Once this month. It got fed a 403 from a previously trapped unwelcome UA on the same IP and went sulking. I may or may not release the IP but the bot is already in the trap list.
Date: 08/May/2009 08:47:08
UA: AppEngine-Google; (+http://code.google.com/appengine)
Subdomain was for an apache log tool.
It's been around for a while.* From my notes:
April, 2008: 184.108.40.206
June, 2008: 220.127.116.11
July, 2008: 18.104.22.168
I sent it packing way back when. A quick skim of its then-activity:
Hits all file types, including favicons and .js files, but referers switch too rapidly -- e.g., in two seconds -- to be real people in real time. Where referers exist, they were all Google-related/hosted:
*For more info, search this site for: AppEngine-Google
I've been seeing it for a while also. Not a bot so no robots.txt. I've allowed it (as with all other Google UAs) on whitelist of authenticated IPs.
After seeing many iffy UAs and at least one bot visit via translate.google.com (or the gadget/toolbar [translate.google.com.tr]), I decided to err on the restrictive side with its kin. Last month:
Mozilla/5.0 (SnapPreviewBot) Gecko/20061206 Firefox/22.214.171.124,gzip(gfe) (via translate.google.com)
Also: A Script is mirroring my clients site with google translate? [webmasterworld.com]
they are using the translators as convenient scrap services. They can translate back and forth and automatically generate "new" content.
Another service I've seen they're using in the same way is the w3c validator. So I had to block that too.
So far are easy to block as these ips do not rdns properly.
Pfui, that thread you linked to was a real eye-opener for me.
You all are a never-ending font of knowledge for me. I'm most appreciative. Thanks.
Gary, thanks back atcha! I constantly learn from you and everyone here. Now if only I knew as much as y'all combined:)
On the translator/webapp topic -- I have a love-hate thing going on. I see legit people using Google's and others' translators, but the risks are real. Plus I deny all non-html files to Google's IPs so the pages that translation and/or any webapp users see would be really wacky.
So am I correct in understanding that Google App Engine is comparable to Amazon's cloud computing, in that you never know whose really behind the IP address?
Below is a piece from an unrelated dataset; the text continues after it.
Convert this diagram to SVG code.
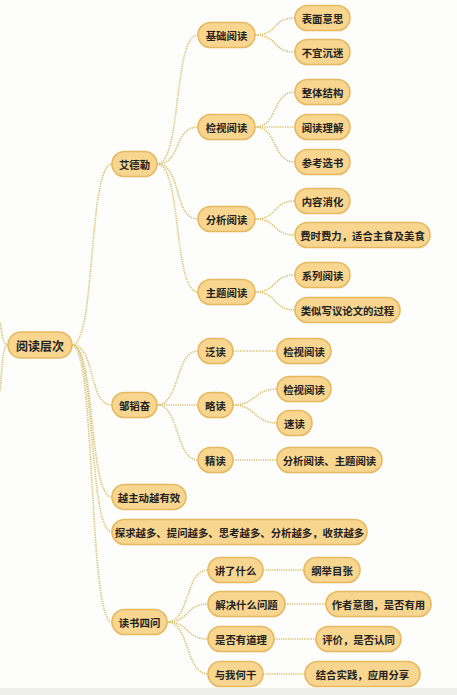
<svg xmlns="http://www.w3.org/2000/svg" width="457" height="695" viewBox="0 0 457 695">
<style>
.n rect{fill:#f8d690;stroke:#e6b860;stroke-width:1.6}
.n text{font-family:"Noto Sans CJK SC","Noto Sans",sans-serif;font-size:10.4px;font-weight:bold;fill:#222;text-anchor:middle;dominant-baseline:central}
#root text{font-size:12px}
#c path{fill:none;stroke:#d8c070;stroke-width:1.7;stroke-dasharray:1.2 1.1}
</style>
<rect width="457" height="695" fill="#fdfdfb"/>
<rect y="688" width="457" height="7" fill="#eeeeec"/>
<g id="c">
<path d="M8,345 C2,345 2,330 0,322"/>
<path d="M8,345 C2,345 2,372 0,392"/>
<path d="M72,345 C96,345 88,164 112,164"/>
<path d="M72,345 C96,345 88,405 112,405"/>
<path d="M72,345 C96,345 88,497 112,497"/>
<path d="M72,345 C96,345 88,532 112,532"/>
<path d="M72,345 C96,345 88,622 112,622"/>
<path d="M157,164 C182,164 173,35 198,35"/>
<path d="M157,164 C182,164 173,127 198,127"/>
<path d="M157,164 C182,164 173,219 198,219"/>
<path d="M157,164 C182,164 173,292 198,292"/>
<path d="M255,35 C278,35 272,18 295,18"/>
<path d="M255,35 C278,35 272,52 295,52"/>
<path d="M255,127 C278,127 272,92 295,92"/>
<path d="M255,127 L295,127"/>
<path d="M255,127 C278,127 272,162 295,162"/>
<path d="M255,219 C278,219 272,201 295,201"/>
<path d="M255,219 C278,219 272,235 295,235"/>
<path d="M255,292 C278,292 272,275 295,275"/>
<path d="M255,292 C278,292 272,310 295,310"/>
<path d="M157,405 C180,405 175,351 198,351"/>
<path d="M157,405 L198,405"/>
<path d="M157,405 C180,405 175,460 198,460"/>
<path d="M233,351 L277,351"/>
<path d="M233,405 C256,405 254,389 277,389"/>
<path d="M233,405 C256,405 254,423 277,423"/>
<path d="M233,460 L277,460"/>
<path d="M167,622 C190,622 185,570 208,570"/>
<path d="M167,622 C190,622 185,604 208,604"/>
<path d="M167,622 C190,622 185,639 208,639"/>
<path d="M167,622 C190,622 185,674 208,674"/>
<path d="M263,570 L304,570"/>
<path d="M285,604 L326,604"/>
<path d="M274,639 L316,639"/>
<path d="M263,674 L305,674"/>
</g>
<g id="root" class="n"><rect x="8" y="332" width="64" height="26" rx="13"/><text x="40" y="345">阅读层次</text></g>
<g id="n_adler" class="n"><rect x="112" y="151.5" width="45" height="25" rx="12.5"/><text x="134.5" y="164">艾德勒</text></g>
<g id="n_zou" class="n"><rect x="112" y="392.5" width="45" height="25" rx="12.5"/><text x="134.5" y="405">邹韬奋</text></g>
<g id="n_active" class="n"><rect x="112" y="484.5" width="74" height="25" rx="12.5"/><text x="149" y="497">越主动越有效</text></g>
<g id="n_explore" class="n"><rect x="112" y="519.5" width="255" height="25" rx="12.5"/><text x="239.5" y="532">探求越多、提问越多、思考越多、分析越多，收获越多</text></g>
<g id="n_four" class="n"><rect x="112" y="609.5" width="55" height="25" rx="12.5"/><text x="139.5" y="622">读书四问</text></g>
<g id="n_basic" class="n"><rect x="198" y="22.5" width="57" height="25" rx="12.5"/><text x="226.5" y="35">基础阅读</text></g>
<g id="n_insp" class="n"><rect x="198" y="114.5" width="57" height="25" rx="12.5"/><text x="226.5" y="127">检视阅读</text></g>
<g id="n_anal" class="n"><rect x="198" y="206.5" width="57" height="25" rx="12.5"/><text x="226.5" y="219">分析阅读</text></g>
<g id="n_topic" class="n"><rect x="198" y="279.5" width="57" height="25" rx="12.5"/><text x="226.5" y="292">主题阅读</text></g>
<g id="n_surface" class="n"><rect x="295" y="5.5" width="55" height="25" rx="12.5"/><text x="322.5" y="18">表面意思</text></g>
<g id="n_nomire" class="n"><rect x="295" y="39.5" width="55" height="25" rx="12.5"/><text x="322.5" y="52">不宜沉迷</text></g>
<g id="n_struct" class="n"><rect x="295" y="79.5" width="55" height="25" rx="12.5"/><text x="322.5" y="92">整体结构</text></g>
<g id="n_under" class="n"><rect x="295" y="114.5" width="55" height="25" rx="12.5"/><text x="322.5" y="127">阅读理解</text></g>
<g id="n_select" class="n"><rect x="295" y="149.5" width="55" height="25" rx="12.5"/><text x="322.5" y="162">参考选书</text></g>
<g id="n_digest" class="n"><rect x="295" y="188.5" width="55" height="25" rx="12.5"/><text x="322.5" y="201">内容消化</text></g>
<g id="n_effort" class="n"><rect x="295" y="222.5" width="135" height="25" rx="12.5"/><text x="362.5" y="235">费时费力，适合主食及美食</text></g>
<g id="n_series" class="n"><rect x="295" y="262.5" width="55" height="25" rx="12.5"/><text x="322.5" y="275">系列阅读</text></g>
<g id="n_essay" class="n"><rect x="295" y="297.5" width="105" height="25" rx="12.5"/><text x="347.5" y="310">类似写议论文的过程</text></g>
<g id="n_fan" class="n"><rect x="198" y="338.5" width="35" height="25" rx="12.5"/><text x="215.5" y="351">泛读</text></g>
<g id="n_lue" class="n"><rect x="198" y="392.5" width="35" height="25" rx="12.5"/><text x="215.5" y="405">略读</text></g>
<g id="n_jing" class="n"><rect x="198" y="447.5" width="35" height="25" rx="12.5"/><text x="215.5" y="460">精读</text></g>
<g id="n_insp2" class="n"><rect x="277" y="338.5" width="54" height="25" rx="12.5"/><text x="304" y="351">检视阅读</text></g>
<g id="n_insp3" class="n"><rect x="277" y="376.5" width="54" height="25" rx="12.5"/><text x="304" y="389">检视阅读</text></g>
<g id="n_speed" class="n"><rect x="277" y="410.5" width="35" height="25" rx="12.5"/><text x="294.5" y="423">速读</text></g>
<g id="n_at" class="n"><rect x="277" y="447.5" width="105" height="25" rx="12.5"/><text x="329.5" y="460">分析阅读、主题阅读</text></g>
<g id="n_q1" class="n"><rect x="208" y="557.5" width="55" height="25" rx="12.5"/><text x="235.5" y="570">讲了什么</text></g>
<g id="n_q2" class="n"><rect x="208" y="591.5" width="77" height="25" rx="12.5"/><text x="246.5" y="604">解决什么问题</text></g>
<g id="n_q3" class="n"><rect x="208" y="626.5" width="66" height="25" rx="12.5"/><text x="241" y="639">是否有道理</text></g>
<g id="n_q4" class="n"><rect x="208" y="661.5" width="55" height="25" rx="12.5"/><text x="235.5" y="674">与我何干</text></g>
<g id="n_a1" class="n"><rect x="304" y="557.5" width="56" height="25" rx="12.5"/><text x="332" y="570">纲举目张</text></g>
<g id="n_a2" class="n"><rect x="326" y="591.5" width="105" height="25" rx="12.5"/><text x="378.5" y="604">作者意图，是否有用</text></g>
<g id="n_a3" class="n"><rect x="316" y="626.5" width="85" height="25" rx="12.5"/><text x="358.5" y="639">评价，是否认同</text></g>
<g id="n_a4" class="n"><rect x="305" y="661.5" width="115" height="25" rx="12.5"/><text x="362.5" y="674">结合实践，应用分享</text></g>
</svg>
Based on what I've seen I'm not sure how to treat it.
The website it hit belongs to an author whose site I host. It did a GET on the default root page only.
The referrer is from a site with a bazillion links on the page. None of which point to the above website. Instead, each of the links points to a different sub-domain on the parent domain, each of which also has a bazillion links on it. None of the linked sites appears to serve any information of value. They're just full of links to other sites on sub-domains of the parent domain. Is this what's called a link farm? I always though those linked to sites on other domains, not sub-domains like these are. But I'm hardly an expert on this kind of thing.
So for now I'm just watching it to see if it returns, and if so what it does and what additional info it gives me.
I just found something seemingly stupid coming from google IP range: 74.125.75.xx says in UA is google wireless transcoder and apple webkit
maybe an ipod? it tried to grab media directly from outside my webpage. If I'm nto letting google images do this, or any one else via leech setting then what is this dork doing?
|After seeing many iffy UAs and at least one bot visit via translate.google.com (or the gadget/toolbar) |
Most people blindly allow anything coming from Google IPs.
I only allow Google IPs that are actually the Googlebot, or other plainly identified crawler from Google that I allow.
Everything else is treated like a data center and blocked simply because of the rampant abuses.
If you want to allow Google's translator you can filter it more narrowly by using the FORWARD proxy field and track access per IP being forwarded via Google, gives you a little more room to play than just block it altogether.
FYI, Babelfish from Yahoo is gamed the same way.
I have the same problem - it has grown to be the biggest scraper.
Question: how do you guys block it if it doesn't respect robots.txt? And shouldn't we complain to Google about such behavior?
|how do you guys block it if it doesn't respect robots.txt? |
From my experience a spider can be directed to access a folder or a file regardless of robots.txt (eg: when someone redirects it from one server to another). Based on this I do not rely on the robots.txt. In fact I leave the file blank as it can confuse more than help and use other methods to identify a visitor (like forward/backward ip-ptr resolution, port scan, http headers etc). Unfortunately, some of these methods take long time (even if you do it once per ip) and I haven't figured a way to do it efficiently in real-time.
For the appengine-google in particular you could use the ip-ptr-ip method and get rid of the scrappers/spamers. That doesn't do much though they can hit you from other ips.